> **Work to be completed**: Transcribe the material in full. Nothing should differ except that the pictures are left out.

> **Information provided**:

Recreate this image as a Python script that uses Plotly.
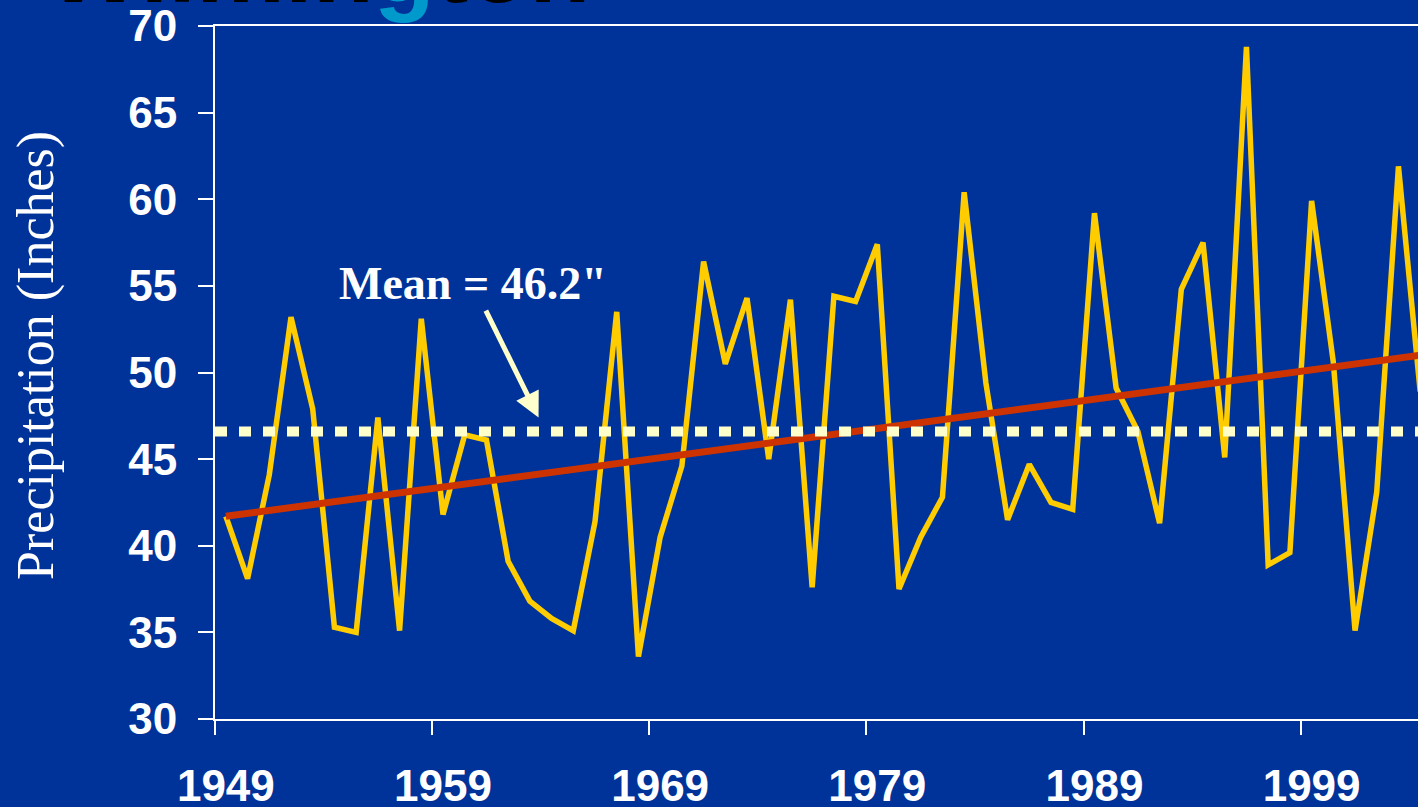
"""Wilmington annual precipitation with trend and mean line."""

import plotly.graph_objects as go

BG = "#003399"
YELLOW = "#FFCC00"
RED = "#CC3300"
CREAM = "#FFFFCC"

years = list(range(1949, 2005))
precip = [41.7, 38.1, 44.1, 53.2, 47.9, 35.3, 35.0, 47.4, 35.1, 53.1,
          41.8, 46.4, 46.1, 39.1, 36.8, 35.8, 35.1, 41.4, 53.5, 33.6,
          40.5, 44.6, 56.4, 50.5, 54.3, 45.0, 54.2, 37.6, 54.4, 54.1,
          57.4, 37.5, 40.5, 42.8, 60.4, 49.4, 41.5, 44.7, 42.5, 42.1,
          59.2, 49.1, 46.6, 41.3, 54.8, 57.5, 45.1, 68.8, 38.9, 39.6,
          59.9, 50.6, 35.1, 43.1, 61.9, 48.9]

trend_years = [1949, 2004]
trend_vals = [41.7, 51.0]

mean_years = [1948.5, 2004.5]
mean_val = 46.6

label_years = [1949, 1959, 1969, 1979, 1989, 1999]
boundary_years = [1948.5, 1958.5, 1968.5, 1978.5, 1988.5, 1998.5]
y_ticks = [30, 35, 40, 45, 50, 55, 60, 65, 70]

X_RANGE = [1948.5, 2003.9]
Y_RANGE = [30, 70]

TICK_FONT = dict(family="Liberation Sans, Arial", size=44, color="white", weight="bold")

fig = go.Figure()
fig.add_trace(go.Scatter(x=years, y=precip, mode="lines",
                         line=dict(color=YELLOW, width=5.5), showlegend=False))
fig.add_trace(go.Scatter(x=trend_years, y=trend_vals, mode="lines",
                         line=dict(color=RED, width=7), showlegend=False))
fig.add_trace(go.Scatter(x=mean_years, y=[mean_val, mean_val], mode="lines",
                         line=dict(color=CREAM, width=10, dash="12px,12px"),
                         showlegend=False))

fig.update_layout(
    width=1418, height=807,
    margin=dict(l=215, r=0, t=26, b=88),
    paper_bgcolor=BG, plot_bgcolor=BG,
    xaxis=dict(range=X_RANGE, tickmode="array", tickvals=label_years,
               ticktext=[str(y) for y in label_years], ticks="",
               ticklabelstandoff=27, tickfont=TICK_FONT, automargin=False,
               minor=dict(tickmode="array", tickvals=boundary_years, ticks="outside",
                          ticklen=14, tickwidth=1.5, tickcolor="white"),
               showline=True, linecolor="white", linewidth=2, mirror=True,
               showgrid=False, zeroline=False),
    xaxis2=dict(range=X_RANGE, overlaying="x", anchor="y", tickmode="array",
                tickvals=boundary_years, ticks="inside", ticklen=14, tickwidth=1.5,
                tickcolor="white", showticklabels=False, showline=False,
                showgrid=False, zeroline=False, automargin=False),
    yaxis=dict(range=Y_RANGE, tickmode="array", tickvals=y_ticks, ticks="outside",
               ticklen=15, tickwidth=1.5, tickcolor="white", ticklabelstandoff=12,
               tickfont=TICK_FONT, showline=True, linecolor="white", linewidth=2,
               showgrid=False, zeroline=False, automargin=False),
    yaxis2=dict(range=Y_RANGE, overlaying="y", anchor="x", side="left",
                tickmode="array", tickvals=y_ticks, ticks="inside", ticklen=15,
                tickwidth=1.5, tickcolor="white", showticklabels=False,
                showline=False, showgrid=False, zeroline=False, automargin=False),
)

# y-axis title, placed like the slide's text box
fig.add_annotation(text="Precipitation (Inches)", xref="paper", yref="paper",
                   x=-0.149, y=0.525, xanchor="center", yanchor="middle",
                   textangle=-90, showarrow=False,
                   font=dict(family="Liberation Serif, Times New Roman", size=52,
                             color="white"))

# mean label with arrow
fig.add_annotation(text="Mean = 46.2\"", x=1963.4, y=47.4, ax=-66, ay=-134,
                   showarrow=True, arrowhead=2, arrowsize=1, arrowwidth=5,
                   arrowcolor=CREAM,
                   font=dict(family="Liberation Serif, Times New Roman", size=46,
                             color="white", weight="bold"))

# slide title, mostly cut off at the top edge
fig.add_annotation(text="<b>Wilmin<span style='color:#0099CC'>g</span>ton</b>",
                   xref="paper", yref="paper", x=-0.141, y=1, xanchor="left",
                   yanchor="bottom", yshift=1, showarrow=False,
                   font=dict(family="Liberation Sans, Arial", size=100, color="black"))

fig.write_html("out.html", config={"displayModeBar": False},
               post_script="document.body.style.margin='0';"
                           "document.body.style.overflow='hidden';")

> **Completed exercise**:
Recreate this image as a Python script that uses Plotly.
"""Wilmington annual precipitation with trend and mean line."""

import plotly.graph_objects as go

BG = "#003399"
YELLOW = "#FFCC00"
RED = "#CC3300"
CREAM = "#FFFFCC"

years = list(range(1949, 2005))
precip = [41.7, 38.1, 44.1, 53.2, 47.9, 35.3, 35.0, 47.4, 35.1, 53.1,
          41.8, 46.4, 46.1, 39.1, 36.8, 35.8, 35.1, 41.4, 53.5, 33.6,
          40.5, 44.6, 56.4, 50.5, 54.3, 45.0, 54.2, 37.6, 54.4, 54.1,
          57.4, 37.5, 40.5, 42.8, 60.4, 49.4, 41.5, 44.7, 42.5, 42.1,
          59.2, 49.1, 46.6, 41.3, 54.8, 57.5, 45.1, 68.8, 38.9, 39.6,
          59.9, 50.6, 35.1, 43.1, 61.9, 48.9]

trend_years = [1949, 2004]
trend_vals = [41.7, 51.0]

mean_years = [1948.5, 2004.5]
mean_val = 46.6

label_years = [1949, 1959, 1969, 1979, 1989, 1999]
boundary_years = [1948.5, 1958.5, 1968.5, 1978.5, 1988.5, 1998.5]
y_ticks = [30, 35, 40, 45, 50, 55, 60, 65, 70]

X_RANGE = [1948.5, 2003.9]
Y_RANGE = [30, 70]

TICK_FONT = dict(family="Liberation Sans, Arial", size=44, color="white", weight="bold")

fig = go.Figure()
fig.add_trace(go.Scatter(x=years, y=precip, mode="lines",
                         line=dict(color=YELLOW, width=5.5), showlegend=False))
fig.add_trace(go.Scatter(x=trend_years, y=trend_vals, mode="lines",
                         line=dict(color=RED, width=7), showlegend=False))
fig.add_trace(go.Scatter(x=mean_years, y=[mean_val, mean_val], mode="lines",
                         line=dict(color=CREAM, width=10, dash="12px,12px"),
                         showlegend=False))

fig.update_layout(
    width=1418, height=807,
    margin=dict(l=215, r=0, t=26, b=88),
    paper_bgcolor=BG, plot_bgcolor=BG,
    xaxis=dict(range=X_RANGE, tickmode="array", tickvals=label_years,
               ticktext=[str(y) for y in label_years], ticks="",
               ticklabelstandoff=27, tickfont=TICK_FONT, automargin=False,
               minor=dict(tickmode="array", tickvals=boundary_years, ticks="outside",
                          ticklen=14, tickwidth=1.5, tickcolor="white"),
               showline=True, linecolor="white", linewidth=2, mirror=True,
               showgrid=False, zeroline=False),
    xaxis2=dict(range=X_RANGE, overlaying="x", anchor="y", tickmode="array",
                tickvals=boundary_years, ticks="inside", ticklen=14, tickwidth=1.5,
                tickcolor="white", showticklabels=False, showline=False,
                showgrid=False, zeroline=False, automargin=False),
    yaxis=dict(range=Y_RANGE, tickmode="array", tickvals=y_ticks, ticks="outside",
               ticklen=15, tickwidth=1.5, tickcolor="white", ticklabelstandoff=12,
               tickfont=TICK_FONT, showline=True, linecolor="white", linewidth=2,
               showgrid=False, zeroline=False, automargin=False),
    yaxis2=dict(range=Y_RANGE, overlaying="y", anchor="x", side="left",
                tickmode="array", tickvals=y_ticks, ticks="inside", ticklen=15,
                tickwidth=1.5, tickcolor="white", showticklabels=False,
                showline=False, showgrid=False, zeroline=False, automargin=False),
)

# y-axis title, placed like the slide's text box
fig.add_annotation(text="Precipitation (Inches)", xref="paper", yref="paper",
                   x=-0.149, y=0.525, xanchor="center", yanchor="middle",
                   textangle=-90, showarrow=False,
                   font=dict(family="Liberation Serif, Times New Roman", size=52,
                             color="white"))

# mean label with arrow
fig.add_annotation(text="Mean = 46.2\"", x=1963.4, y=47.4, ax=-66, ay=-134,
                   showarrow=True, arrowhead=2, arrowsize=1, arrowwidth=5,
                   arrowcolor=CREAM,
                   font=dict(family="Liberation Serif, Times New Roman", size=46,
                             color="white", weight="bold"))

# slide title, mostly cut off at the top edge
fig.add_annotation(text="<b>Wilmin<span style='color:#0099CC'>g</span>ton</b>",
                   xref="paper", yref="paper", x=-0.141, y=1, xanchor="left",
                   yanchor="bottom", yshift=1, showarrow=False,
                   font=dict(family="Liberation Sans, Arial", size=100, color="black"))

fig.write_html("out.html", config={"displayModeBar": False},
               post_script="document.body.style.margin='0';"
                           "document.body.style.overflow='hidden';")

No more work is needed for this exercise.